In August 1780, Wolfgang Mozart, then aged 24, happened upon his sister Maria Anna’s diary. Pretending to be her, he wrote the following entry:
“About shitting my humble self, an arse, a break, again an arse and finally a nose, in the church, staying at home due to the whistle in the arse, whistle not a bad tune for me in my arse. In the afternoon Katherine stopped by and also Mr Fox-tail, whom I afterwards licked in the arse. O, delicious arse!”
This was not the first time Mozart had written in his sister’s diary without her permission. In May 1775, Maria Anna mentioned attending a concert in the city hall, featuring a female singer. Beneath her entry Wolfgang had scrawled:
In 1494, Spain and Portugal signed the Treaty of Tordesillas which effectively divided the rest of the uncolonised world between them. The treaty only covered the Atlantic hemisphere, so by the 1510s Spanish and Portuguese explorers and colonists were clashing in Indonesia and the Philippines.
In 1524, both powers convened more treaty negotiations, this time to divide the other side of the world. These meetings, held in the border towns of Badajoz and Elvas, were attended by some of the most notable diplomats, cartographers, astronomers and mathematicians of the age.
Leading the delegation from Lisbon was Diego Lopes de Sequeira, a prominent military leader and a former governor of Portuguese Goa. According to a contemporary report, Lopes and his advisors took a break from the negotiations and went walking along the banks of the Quadiana river. On the Spanish side of the river they saw:
“…a boy who stood keeping his mother’s clothes which she had washed… [The boy] demanded of them whether they were those men who were partitioning the world [on behalf of] the emperor.
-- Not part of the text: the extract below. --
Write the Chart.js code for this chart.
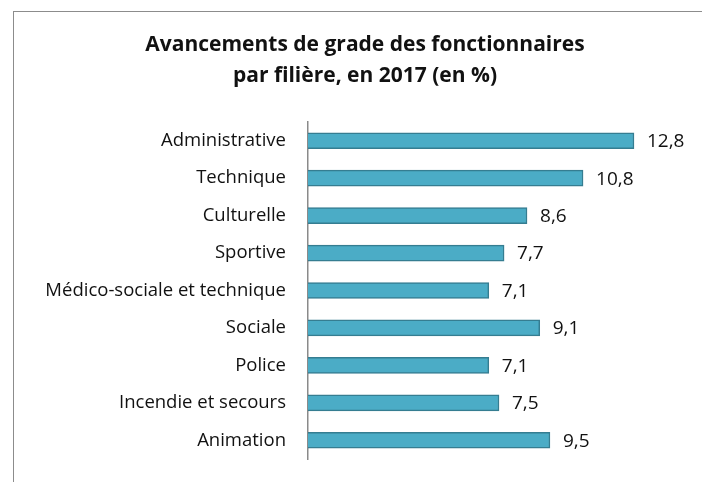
<!DOCTYPE html>
<html>
<head>
<meta charset="utf-8">
<script src="https://cdn.jsdelivr.net/npm/chart.js@4.4.0/dist/chart.umd.min.js"></script>
<style>
  body { margin: 0; background: #fff; }
  #frame { position: absolute; left: 13px; top: 11px; width: 700px; height: 480px;
           border-left: 1px solid #8c8c8c; border-top: 1px solid #8c8c8c; }
  #wrap { position: absolute; left: 0; top: 0; width: 702px; height: 482px; }
</style>
</head>
<body>
<div id="frame"></div>
<div id="wrap"><canvas id="graf"></canvas></div>
<script>
// filières et taux d'avancement (en %)
const filieres = [
  'Administrative',
  'Technique',
  'Culturelle',
  'Sportive',
  'Médico-sociale et technique',
  'Sociale',
  'Police',
  'Incendie et secours',
  'Animation'
];
const avancements = [12.8, 10.8, 8.6, 7.7, 7.1, 9.1, 7.1, 7.5, 9.5];
const titre = ['Avancements de grade des fonctionnaires', 'par filière, en 2017 (en %)'];

const couleurBarre = '#4bacc6';
const bordBarre = '#357d91';

// etiquettes de valeur a droite des barres
const etiquettes = {
  id: 'etiquettes',
  afterDatasetsDraw(chart) {
    const ctx = chart.ctx;
    const meta = chart.getDatasetMeta(0);
    ctx.save();
    ctx.font = '19px "Open Sans"';
    ctx.fillStyle = '#111';
    ctx.textBaseline = 'middle';
    ctx.textAlign = 'left';
    meta.data.forEach((bar, i) => {
      ctx.fillText(avancements[i].toFixed(1).replace('.', ','), bar.x + 13, bar.y + 1);
    });
    ctx.restore();
  }
};

let ctx = document.getElementById('graf');
let myChart = new Chart(ctx, {
  type: 'bar',
  data: {
    labels: filieres,
    datasets: [{
      data: avancements,
      backgroundColor: couleurBarre,
      borderColor: bordBarre,
      borderWidth: 1.5,
      borderSkipped: 'left',
      barThickness: 16
    }]
  },
  options: {
    indexAxis: 'y',
    responsive: true,
    maintainAspectRatio: false,
    animation: false,
    layout: { padding: { left: 40, right: 12, bottom: 23, top: 0 } },
    plugins: {
      legend: { display: false },
      tooltip: { enabled: false },
      title: {
        display: true,
        text: titre,
        color: '#111',
        font: { family: 'Open Sans', size: 21, weight: 'bold', lineHeight: 1.5 },
        padding: { top: 29, bottom: 30 }
      }
    },
    scales: {
      x: { display: false, min: 0, max: 15 },
      y: {
        afterFit(scale) {
          scale.width = 268;
          scale.paddingTop = 0;
          scale.paddingBottom = 0;
        },
        grid: { display: false, drawTicks: false },
        border: { display: true, color: '#8a8a8a', width: 1.5 },
        ticks: {
          padding: 22,
          color: '#111',
          font: { family: 'Open Sans', size: 18.5 }
        }
      }
    }
  },
  plugins: [etiquettes]
});
</script>
</body>
</html>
And as they answered ‘Yea’, he took up his shirt and showed them his bare arse, saying: ‘Come and draw your line through the middle [of this].’ This saying was afterward in every man’s mouth and laughed at in the town of Badajoz.”
The negotiations ended with the Treaty of Zaragoza which, in general terms, handed Portugal colonial rights over the Asian mainland, while Spain was given access to islands in the Pacific.